Problem
It is required that the lines from the top of the listing through the line with "import plotly.graph_objects as go" be reproduced exactly, excluding pictures.

————————

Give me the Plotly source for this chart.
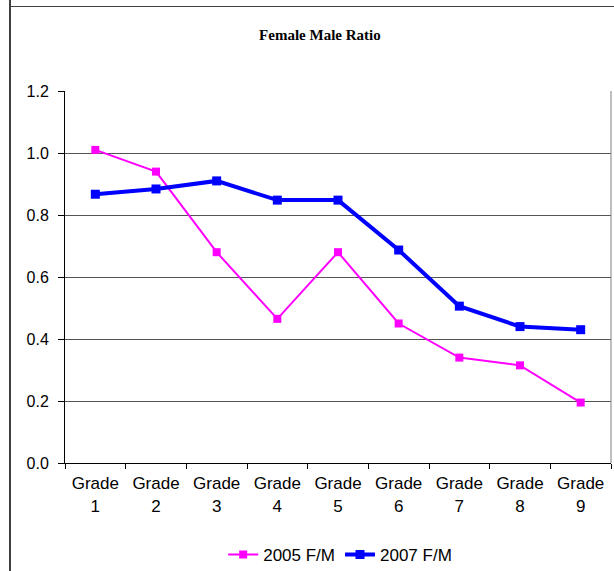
"""
Female/male ratio by grade, 2005 vs 2007
"""
import plotly.graph_objects as go

grades = ['Grade<br>1', 'Grade<br>2', 'Grade<br>3', 'Grade<br>4', 'Grade<br>5',
          'Grade<br>6', 'Grade<br>7', 'Grade<br>8', 'Grade<br>9']
ratio_2005 = [1.01, 0.94, 0.68, 0.465, 0.68, 0.45, 0.34, 0.315, 0.195]
ratio_2007 = [0.867, 0.884, 0.91, 0.848, 0.848, 0.687, 0.506, 0.44, 0.43]
y_ticks = [0.0, 0.2, 0.4, 0.6, 0.8, 1.0, 1.2]

fig = go.Figure()
fig.add_trace(
    go.Scatter(
        x=grades, y=ratio_2005, mode='lines+markers', name='2005 F/M',
        line=dict(color='#FF00FF', width=2),
        marker=dict(symbol='square', size=8, color='#FF00FF')
    )
)
fig.add_trace(
    go.Scatter(
        x=grades, y=ratio_2007, mode='lines+markers', name='2007 F/M',
        line=dict(color='#0000FF', width=4),
        marker=dict(symbol='square', size=9, color='#0000FF')
    )
)

fig.update_layout(
    width=614, height=571,
    margin=dict(l=65, r=3, t=91, b=108, autoexpand=False),
    paper_bgcolor='white', plot_bgcolor='white',
    font=dict(family='Liberation Sans, Arial', size=16, color='black'),
    title=dict(
        text='<b>Female Male Ratio</b>',
        font=dict(family='Liberation Serif, Times New Roman', size=15, color='black'),
        x=0.521, xanchor='center', y=0.939, yanchor='middle'
    ),
    legend=dict(
        orientation='h', x=0.504, xanchor='center', y=-0.247, yanchor='middle',
        font=dict(size=17), tracegroupgap=0
    ),
    showlegend=True,
)

fig.update_xaxes(
    showline=True, linecolor='black', linewidth=1,
    ticks='outside', ticklen=5, tickcolor='black', tickson='boundaries',
    tickfont=dict(size=17), ticklabelstandoff=5,
    showgrid=False, range=[-0.5, 8.5], fixedrange=True
)
fig.update_yaxes(
    range=[0, 1.2], tickvals=y_ticks, tickformat='.1f',
    showline=True, linecolor='black', linewidth=1,
    ticks='outside', ticklen=6, tickcolor='black', ticklabelstandoff=6,
    tickfont=dict(size=16),
    showgrid=True, gridcolor='#555555', gridwidth=1,
    zeroline=False
)

# chart frame: left and top edges, placed in container pixels via an annotation box
# left edge
fig.add_shape(type='line', xref='paper', yref='paper',
              x0=-55 / 546, x1=-55 / 546, y0=-0.6, y1=1.5,
              line=dict(color='#404040', width=2))
# top edge, drawn as a bordered empty annotation box spanning the width
fig.add_annotation(
    xref='paper', yref='paper', x=-56 / 546, y=456 / 372,
    xanchor='left', yanchor='bottom', text='', showarrow=False,
    width=700, height=1, bgcolor='#404040', borderwidth=0, borderpad=0
)
# right edge of plot area
fig.add_shape(type='line', xref='paper', yref='paper',
              x0=1, x1=1, y0=0, y1=1,
              line=dict(color='#808080', width=1))

fig.write_html("out.html", config={'displayModeBar': False},
               post_script="document.body.style.margin='0px';")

————————

Answer to the exercise
Give me the Plotly source for this chart.
"""
Female/male ratio by grade, 2005 vs 2007
"""
import plotly.graph_objects as go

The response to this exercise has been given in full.